** EXERCISE OBJECTIVE **
Read the listing below and copy out every line that holds "this".

** RECORDS SUPPLIED **
★ ★ ★ ★ ★ ★ ★

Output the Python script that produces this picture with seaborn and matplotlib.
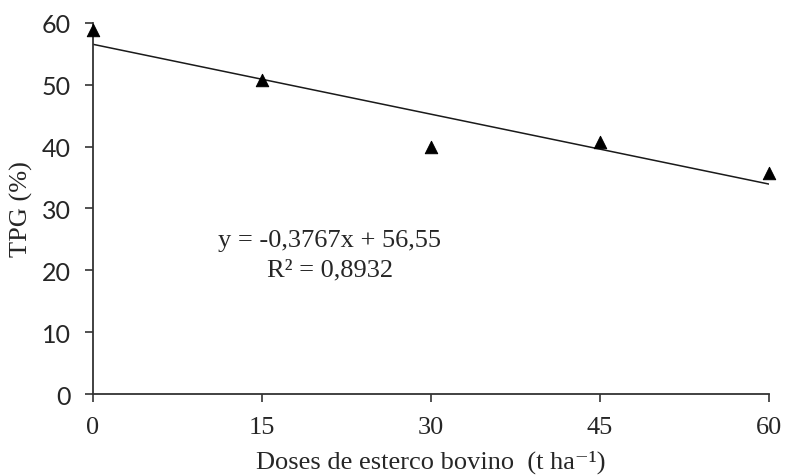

★ ★ ★ ★ ★ ★ ★

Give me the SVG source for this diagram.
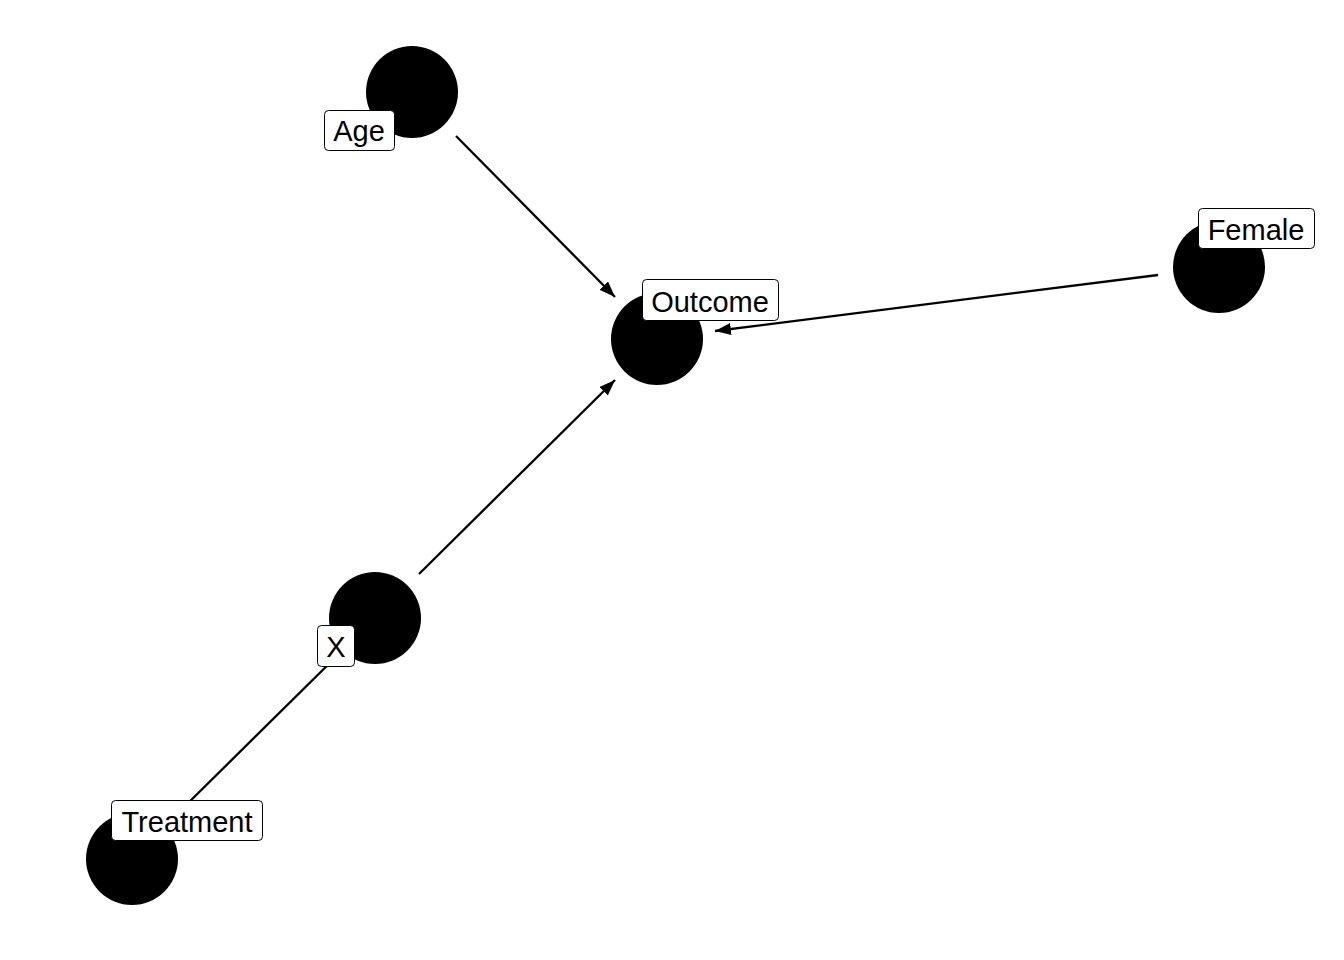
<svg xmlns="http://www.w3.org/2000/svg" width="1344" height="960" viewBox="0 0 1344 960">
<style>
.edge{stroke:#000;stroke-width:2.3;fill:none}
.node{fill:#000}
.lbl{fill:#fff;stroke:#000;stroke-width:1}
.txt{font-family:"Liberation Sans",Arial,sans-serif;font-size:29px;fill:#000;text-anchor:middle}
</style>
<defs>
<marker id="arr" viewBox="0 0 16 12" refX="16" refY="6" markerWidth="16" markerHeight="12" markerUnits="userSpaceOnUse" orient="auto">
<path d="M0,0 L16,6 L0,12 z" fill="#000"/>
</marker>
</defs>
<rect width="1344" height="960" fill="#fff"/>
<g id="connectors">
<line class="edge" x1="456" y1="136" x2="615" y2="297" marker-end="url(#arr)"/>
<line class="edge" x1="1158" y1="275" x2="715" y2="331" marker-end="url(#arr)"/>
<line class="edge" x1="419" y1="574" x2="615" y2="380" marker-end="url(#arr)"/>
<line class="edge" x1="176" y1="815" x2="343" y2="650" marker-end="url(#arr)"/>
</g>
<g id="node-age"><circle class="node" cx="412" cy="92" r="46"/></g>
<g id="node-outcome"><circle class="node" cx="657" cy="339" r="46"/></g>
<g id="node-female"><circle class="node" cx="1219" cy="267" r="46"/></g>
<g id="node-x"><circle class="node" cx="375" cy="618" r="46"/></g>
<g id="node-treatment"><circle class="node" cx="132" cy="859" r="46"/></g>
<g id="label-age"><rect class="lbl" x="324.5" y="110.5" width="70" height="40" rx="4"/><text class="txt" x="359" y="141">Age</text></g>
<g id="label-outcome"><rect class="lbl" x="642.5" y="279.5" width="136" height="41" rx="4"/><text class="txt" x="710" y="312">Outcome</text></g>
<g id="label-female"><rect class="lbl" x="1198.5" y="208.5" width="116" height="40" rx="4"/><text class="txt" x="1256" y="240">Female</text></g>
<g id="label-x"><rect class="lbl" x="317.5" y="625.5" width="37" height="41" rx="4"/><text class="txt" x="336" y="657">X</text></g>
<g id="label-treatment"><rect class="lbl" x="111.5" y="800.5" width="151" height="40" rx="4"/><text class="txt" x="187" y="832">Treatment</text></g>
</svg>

★ ★ ★ ★ ★ ★ ★

** WRITTEN ANSWER **
Output the Python script that produces this picture with seaborn and matplotlib.
Give me the SVG source for this diagram.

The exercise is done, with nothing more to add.